When buying Grade C pallets, industry estimates suggest you should expect a yield of around 60% to 70% working or easily repairable items, with the remainder requiring heavy salvage or relegation to the recycling bin. You must price this wastage into your initial bid. If you assume 100% of a raw returns pallet is going to work perfectly, you will decimate your profit margins.
Spotting the 'Filler' on a Stock Manifest
Experienced buyers know that liquidators sometimes blend highly desirable stock with stagnant inventory to clear valuable warehouse space. You might be reviewing wholesale pallet manifests that feature a handful of high-value, current-generation coffee machines, which immediately catches your eye. But if you look closer at the lower half of the spreadsheet, you may find hundreds of units of obsolete tablet cases or niche accessories that have zero market demand.

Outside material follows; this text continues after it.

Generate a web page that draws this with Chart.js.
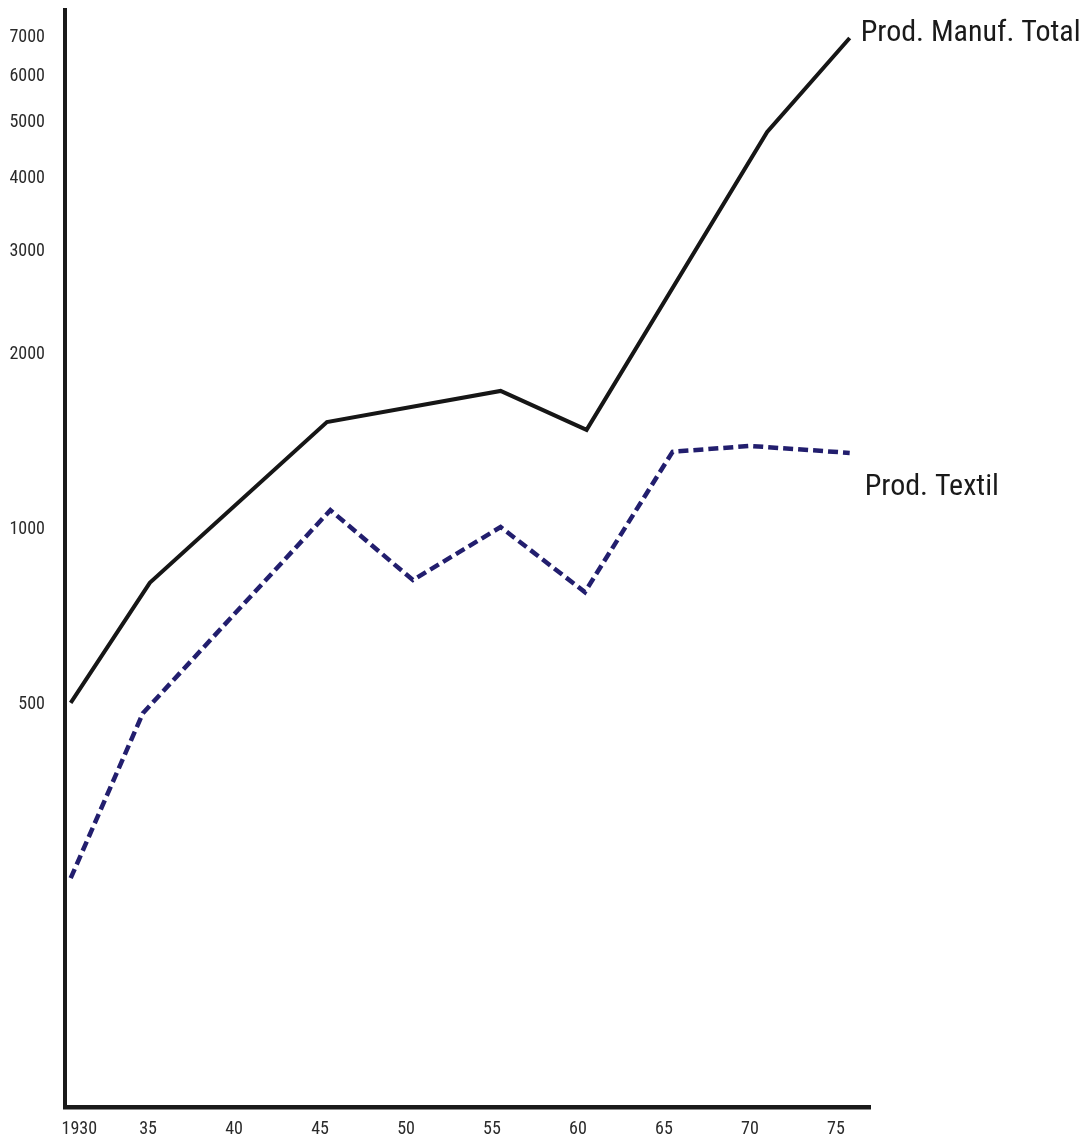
<!DOCTYPE html>
<html>
<head>
<meta charset="utf-8">
<script src="https://cdn.jsdelivr.net/npm/chart.js@4.4.1/dist/chart.umd.min.js"></script>
<style>
  html, body { margin: 0; padding: 0; background: #ffffff; }
  #wrap { width: 1086px; height: 1137px; position: relative; }
</style>
</head>
<body>
<div id="wrap"><canvas id="c" width="1086" height="1137"></canvas></div>
<script>
// ---- data ----
const seriesNames = ['Prod. Manuf. Total', 'Prod. Textil'];

const manufYears  = [1930.5, 1935.1, 1945.4, 1955.5, 1960.5, 1971.0, 1975.8];
const manufValues = [504, 810, 1530, 1730, 1483, 4817, 6984];

const textilYears  = [1930.5, 1934.7, 1945.6, 1950.4, 1955.5, 1960.4, 1965.5, 1970.0, 1975.8];
const textilValues = [252, 484, 1080, 819, 1010, 781, 1360, 1392, 1354];

const yTickValues = [500, 1000, 2000, 3000, 4000, 5000, 6000, 7000];
const xTickValues = [1931, 1935, 1940, 1945, 1950, 1955, 1960, 1965, 1970, 1975];
const xTickLabels = ['1930', '35', '40', '45', '50', '55', '60', '65', '70', '75'];

// ---- chart ----
const FONT = "'Liberation Sans Narrow', 'Arial Narrow', 'Roboto Condensed', 'Liberation Sans', Arial, sans-serif";

const endLabels = {
  id: 'endLabels',
  afterDatasetsDraw(chart, args, opts) {
    const ctx = chart.ctx;
    chart.data.datasets.forEach((ds, i) => {
      const meta = chart.getDatasetMeta(i);
      const last = meta.data[meta.data.length - 1];
      const o = opts.offsets[i];
      ctx.save();
      ctx.font = opts.size + 'px ' + FONT;
      ctx.fillStyle = opts.color;
      ctx.textAlign = 'left';
      ctx.textBaseline = 'middle';
      ctx.fillText(ds.label, last.x + o[0], last.y + o[1]);
      ctx.restore();
    });
  }
};

const toXY = (xs, ys) => xs.map((x, i) => ({ x: x, y: ys[i] }));

new Chart(document.getElementById('c'), {
  type: 'line',
  data: {
    datasets: [
      {
        label: seriesNames[0],
        data: toXY(manufYears, manufValues),
        borderColor: '#161616',
        borderWidth: 4,
        borderJoinStyle: 'miter',
        pointRadius: 0,
        tension: 0,
        fill: false
      },
      {
        label: seriesNames[1],
        data: toXY(textilYears, textilValues),
        borderColor: '#221e6e',
        borderWidth: 4.5,
        borderDash: [10, 5],
        borderJoinStyle: 'miter',
        pointRadius: 0,
        tension: 0,
        fill: false
      }
    ]
  },
  options: {
    responsive: false,
    animation: false,
    devicePixelRatio: 1,
    layout: { padding: { top: 10, right: 216, left: 0, bottom: 0 } },
    plugins: {
      legend: { display: false },
      tooltip: { enabled: false },
      endLabels: { size: 30, color: '#1a1a1a', offsets: [[11, -4], [15, 35]] }
    },
    scales: {
      x: {
        type: 'linear',
        min: 1930.17,
        max: 1976.98,
        afterBuildTicks(scale) { scale.ticks = xTickValues.map(v => ({ value: v })); },
        afterFit(scale) { scale.height = 30; scale.paddingLeft = 0; scale.paddingRight = 0; },
        grid: { display: false, drawTicks: false },
        border: { display: true, width: 4.5, color: '#1a1a1a' },
        ticks: {
          padding: 12,
          maxRotation: 0,
          autoSkip: false,
          color: '#2a2a2a',
          font: { family: FONT, size: 18 },
          callback(value) {
            const idx = xTickValues.indexOf(value);
            return idx >= 0 ? xTickLabels[idx] : '';
          }
        }
      },
      y: {
        type: 'logarithmic',
        min: 102,
        max: 7800,
        afterBuildTicks(scale) { scale.ticks = yTickValues.map(v => ({ value: v })); },
        afterFit(scale) { scale.width = 65; scale.paddingTop = 0; scale.paddingBottom = 0; },
        grid: { display: false, drawTicks: false },
        border: { display: true, width: 4, color: '#1a1a1a' },
        ticks: {
          padding: 20,
          autoSkip: false,
          color: '#2a2a2a',
          font: { family: FONT, size: 18 },
          callback(value) { return String(value); }
        }
      }
    }
  },
  plugins: [endLabels]
});
</script>
</body>
</html>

Always strip out the dead stock from your calculations and base your offer solely on the items you know you can liquidate quickly.
This 'filler' stock artificially inflates the total RRP of the pallet. If you calculate your bid based on a flat percentage of the total RRP, you are effectively paying good money for items that will sit in your lock-up for three years. It is vital to run the numbers on the core, sellable items and treat the filler stock as a zero-value bonus.

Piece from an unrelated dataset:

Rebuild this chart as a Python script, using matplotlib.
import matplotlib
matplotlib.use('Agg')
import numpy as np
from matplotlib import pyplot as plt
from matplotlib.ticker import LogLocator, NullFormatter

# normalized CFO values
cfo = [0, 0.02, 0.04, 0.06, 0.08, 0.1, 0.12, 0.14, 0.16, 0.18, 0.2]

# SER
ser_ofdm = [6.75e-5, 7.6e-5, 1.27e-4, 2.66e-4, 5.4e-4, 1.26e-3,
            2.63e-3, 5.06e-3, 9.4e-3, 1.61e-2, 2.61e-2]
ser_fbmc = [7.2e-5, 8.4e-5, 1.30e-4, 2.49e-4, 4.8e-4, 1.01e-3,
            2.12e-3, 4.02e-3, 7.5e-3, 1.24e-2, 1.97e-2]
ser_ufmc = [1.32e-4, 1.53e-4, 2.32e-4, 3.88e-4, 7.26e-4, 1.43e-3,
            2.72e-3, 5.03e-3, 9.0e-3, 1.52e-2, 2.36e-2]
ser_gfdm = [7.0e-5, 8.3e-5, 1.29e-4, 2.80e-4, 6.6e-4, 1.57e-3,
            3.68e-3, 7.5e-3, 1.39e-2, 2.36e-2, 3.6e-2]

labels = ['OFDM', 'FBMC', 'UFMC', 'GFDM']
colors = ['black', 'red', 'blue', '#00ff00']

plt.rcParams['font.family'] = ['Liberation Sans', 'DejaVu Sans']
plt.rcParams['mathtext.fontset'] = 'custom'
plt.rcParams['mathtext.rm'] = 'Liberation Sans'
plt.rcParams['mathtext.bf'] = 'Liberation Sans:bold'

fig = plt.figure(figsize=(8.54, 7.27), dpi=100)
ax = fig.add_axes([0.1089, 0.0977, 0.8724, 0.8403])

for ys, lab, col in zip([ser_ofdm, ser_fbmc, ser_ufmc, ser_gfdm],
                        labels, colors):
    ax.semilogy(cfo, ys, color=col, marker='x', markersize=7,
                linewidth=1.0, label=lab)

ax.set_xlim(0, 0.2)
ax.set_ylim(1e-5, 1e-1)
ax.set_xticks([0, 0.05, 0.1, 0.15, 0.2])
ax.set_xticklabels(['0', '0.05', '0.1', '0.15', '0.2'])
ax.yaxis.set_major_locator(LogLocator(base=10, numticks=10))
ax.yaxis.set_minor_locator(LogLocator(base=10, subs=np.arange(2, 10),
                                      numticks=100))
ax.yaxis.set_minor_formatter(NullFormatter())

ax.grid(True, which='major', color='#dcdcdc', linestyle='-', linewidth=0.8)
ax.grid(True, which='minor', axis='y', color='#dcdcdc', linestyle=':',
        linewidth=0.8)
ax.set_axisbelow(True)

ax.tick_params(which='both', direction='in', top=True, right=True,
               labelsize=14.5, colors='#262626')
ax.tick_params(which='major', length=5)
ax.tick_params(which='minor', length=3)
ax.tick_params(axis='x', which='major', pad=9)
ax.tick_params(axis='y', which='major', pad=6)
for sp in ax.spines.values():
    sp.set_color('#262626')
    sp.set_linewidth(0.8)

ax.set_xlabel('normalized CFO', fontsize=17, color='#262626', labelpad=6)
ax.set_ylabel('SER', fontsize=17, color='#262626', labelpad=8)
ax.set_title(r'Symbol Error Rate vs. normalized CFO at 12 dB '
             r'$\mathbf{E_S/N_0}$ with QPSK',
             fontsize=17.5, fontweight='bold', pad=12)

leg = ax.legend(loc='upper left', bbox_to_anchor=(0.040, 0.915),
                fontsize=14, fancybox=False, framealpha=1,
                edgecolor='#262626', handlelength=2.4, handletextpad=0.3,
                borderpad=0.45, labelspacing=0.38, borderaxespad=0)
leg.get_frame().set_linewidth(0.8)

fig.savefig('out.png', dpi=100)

Calculating Your True Margin Beyond the RRP
Securing a pallet for 15% of its retail value feels like a massive victory, but the headline purchase price is only the beginning of the equation. To calculate your true net margin, you must factor in the hidden costs of processing job lots.
- Value Added Tax (VAT): Remember to add 20% VAT to the hammer price if the seller is VAT registered and you are not operating a VAT-registered business.
- Logistics: Factor in pallet delivery networks. Shipping a standard UK pallet can cost anywhere from £45 to £80 depending on the courier and your postcode.
- Platform Fees: Account for your outbound postage, packaging materials, and marketplace fees (typically 12% to 15% on platforms like Amazon or eBay).
- Wastage: As mentioned, deduct the expected failure rate of the specific condition grade you are purchasing.
Once you deduct these operational expenses, that theoretical 85% gross profit margin often distils down to a much more realistic, but still highly sustainable, 30% to 40% net margin.
Dealing with Manifest Discrepancies
In the high-volume wholesale clearance trade, minor discrepancies are simply a fact of life. Most clearance houses and auctioneers stipulate a 5% variance allowance on raw return pallets. This means if a pallet is short a few low-value items, or a couple of units are a different colour than stated, it is considered an acceptable margin of error and not grounds for a refund.
However, if the physical delivery wildly contradicts the paperwork—for instance, if high-value electronics have been entirely substituted for cheap homewares—you must contact the seller immediately. Reputable B2B trading platforms and established clearance sellers rely on repeat business from trade buyers and will usually work with you to rectify genuine, severe misrepresentations.
Actionable Steps for Your Next Sourcing Run
Before you commit thousands of pounds in capital to a new supplier, start small. If you have a budget of £2,000, do not spend it all on a single articulated lorry load. Purchase a single, manageable pallet for £300 to £500 to test the supplier's grading accuracy and manifest reliability. Scrutinise the line items, calculate your landed costs, and rigorously log your actual yield once the stock is processed. By applying this disciplined, data-driven approach to your sourcing strategy, you will stop gambling on blind job lots and start building a predictable, highly profitable retail business.